Co ciekawe, zbliżając się do końca układania Odwiecznej Walki dobra ze złem, zdałem sobie sprawę, że oba audiobooki (i jeszcze trzeci – Nigdziebądź Neila Geimana) wpisują się w uniwersalny temat obrazka. Odwieczną walkę sił dobra i zła.
Dualizm. Nie-recenzencki żywioł
Odnoszę wrażenie, że podziały dualne nie są zbyt lubiane. Uciekamy od określeń, czy coś jest dobre, czy złe, białe – czarne, sacrum – profanum. W życiu codziennym raczej dostrzegamy je jako typ idealny, a rzeczywistość postrzegamy jako coś, co umieszczamy na skali pomiędzy jednym a drugim. Również jako recenzenci rzadko używamy podziału zero-jedynkowego. Wolimy skale kilkustopniowe.
Ja również takim recenzentem jestem. A w przypadku puzzli, które niezwykle trudno recenzować, tym bardziej. Ale nie oznacza to braku opinii. Zatem jak układało się te puzzle?

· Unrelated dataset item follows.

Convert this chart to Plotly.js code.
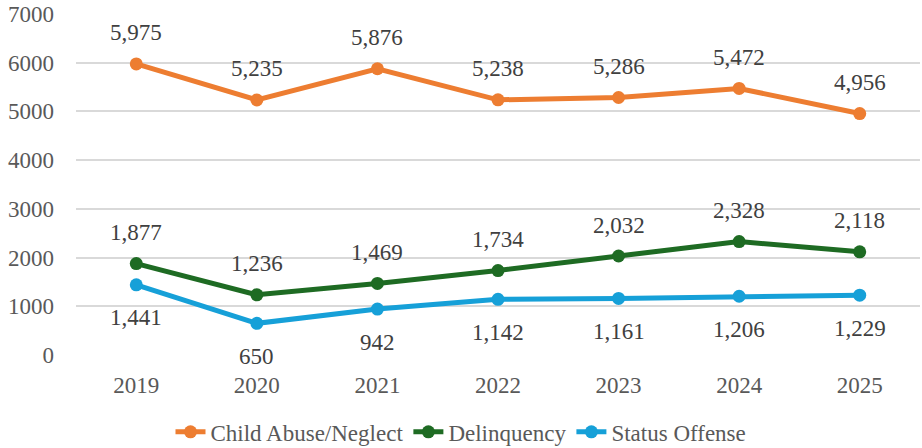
<!DOCTYPE html>
<html><head><meta charset="utf-8">
<script src="https://cdn.plot.ly/plotly-3.0.1.min.js"></script>
<style>html,body{margin:0;padding:0;background:#fff}</style>
</head><body>
<div id="chart" style="width:922px;height:448px"></div>
<script>
const years = ['2019','2020','2021','2022','2023','2024','2025'];
const childAbuse = [5975, 5235, 5876, 5238, 5286, 5472, 4956];
const delinquency = [1877, 1236, 1469, 1734, 2032, 2328, 2118];
const statusOffense = [1441, 650, 942, 1142, 1161, 1206, 1229];
const seriesNames = ['Child Abuse/Neglect', 'Delinquency', 'Status Offense'];
const colors = ['#ED7D31', '#1E6B23', '#16A0D8'];
const allSeries = [childAbuse, delinquency, statusOffense];
const labelShift = [31, 31, -33];

function fmt(v) {
  const s = String(v);
  return s.length > 3 ? s.slice(0, s.length - 3) + ',' + s.slice(s.length - 3) : s;
}

const font = 'Liberation Serif';
function draw() {
  const traces = allSeries.map((vals, i) => ({
    x: years, y: vals, type: 'scatter', mode: 'lines+markers', name: seriesNames[i],
    line: {color: colors[i], width: 5}, marker: {color: colors[i], size: 13}
  }));
  const annotations = [];
  allSeries.forEach((vals, i) => {
    vals.forEach((v, j) => {
      annotations.push({x: j, y: v, xref: 'x', yref: 'y', text: fmt(v),
        showarrow: false, yshift: labelShift[i], font: {family: font, size: 23, color: '#404040'}});
    });
  });
  Plotly.newPlot('chart', traces, {
    width: 922, height: 448,
    margin: {l: 76, r: 2, t: 14, b: 93},
    paper_bgcolor: '#fff', plot_bgcolor: '#fff',
    font: {family: font, size: 23, color: '#595959'},
    xaxis: {type: 'category', range: [-0.5, 6.5], showgrid: false, zeroline: false, showline: false, ticks: '', tickfont: {family: font, size: 23, color: '#595959'}, ticklabelstandoff: 14},
    yaxis: {range: [0, 7000], dtick: 1000, gridcolor: '#d9d9d9', gridwidth: 2, zeroline: false, showline: false, ticks: '', tickfont: {family: font, size: 23, color: '#595959'}, ticklabelstandoff: 21},
    showlegend: true,
    legend: {orientation: 'h', x: 0.5, xref: 'container', xanchor: 'center', y: 0.036, yref: 'container', yanchor: 'middle', font: {family: font, size: 23, color: '#595959'}},
    annotations: annotations
  }, {displayModeBar: false});
}
if (document.fonts && document.fonts.load) {
  document.fonts.load('23px "Liberation Serif"', '0123456789,ChildAbuse').then(draw, draw);
} else {
  draw();
}
</script>
</body></html>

Wbrew pierwotnym obawom przyjemniej niż się spodziewałem. Kolorystyka obrazu sprawia, że z pewnością nie należą one do najłatwiejszych, szczególnie jeżeli układacie je przy sztucznym świetle, które może utrudniać rozróżnienie odcieni elementów. Jednak na szczęście owe różnice w zabarwieniu są na tyle widoczne, że gdy już dopasujemy puzzel, raczej nie mamy wątpliwości, czy na pewno pasuje w danym miejscu. Nie miałem z nimi też takich problemów jak z Wesołym Miasteczkiem, odwzorowanie kolorystyki na pudełku i na układanym obrazku jest dobra. Tektura się nie rozwarstwiała, puzzle po ułożeniu nie mają dużych luzów, ani też nie wchodzą na ścisk. Jedyne, co może niektórych denerwować, ale to nie tylko cecha puzzli Trefla, to fakt, że nieco pylą. Po wsypaniu ich do pudełka i segregacji zostało nieco puzzlowego pyłu.
Nie taki diabeł straszny…
Przyznaje, że niepotrzebnie demonizowałem te puzzle. Nastawiałem się na wyjątkowo trudne wyzwanie i nudny wzór. I choć nie jest to mój ulubiony typ obrazków, to po ułożeniu robią one naprawdę dużo większe wrażenie niż na pudełku. Może to efekt skali obrazka? A może czasu jakie poświęca się na ich ułożenie? Trudno mi odpowiedzieć na to pytanie, ale fakt, że podobną opinię wyraziła moja Żona, która nie układała ich ze mną, pozwala mi twierdzić, że oba te czynniki w jakiejś mierze na to wpływają.
Wzór ten już jest raczej trudno dostępny i co ciekawe, ciągle wzbudza niemałe zainteresowanie, o czym świadczyły komentarze na forum i grupach na Facebooku. Podobno problemem współczesnego człowieka jest m.in. ucieczka od refleksji nad podziałem na dobro i zło. Rozmycie tych pojęć. A ten, na pierwszy rzut oka niepozorny obraz, wywołał we mnie więcej refleksji niż się spodziewałem. Do tego pozwolił odkryć, jak przyjemnym jest łączenie puzzli i audiobooków. Zatem, zmierzając ku podsumowaniu, przyznaje, że była to przyjemna przygoda: walka z prokrastynacją, ograniczenie półki wstydu, łączenie przyjemnego z pożytecznym i refleksja nad dualizmem…. Powiedziałby ktoś, że puzzle to metoda marnowania czasu?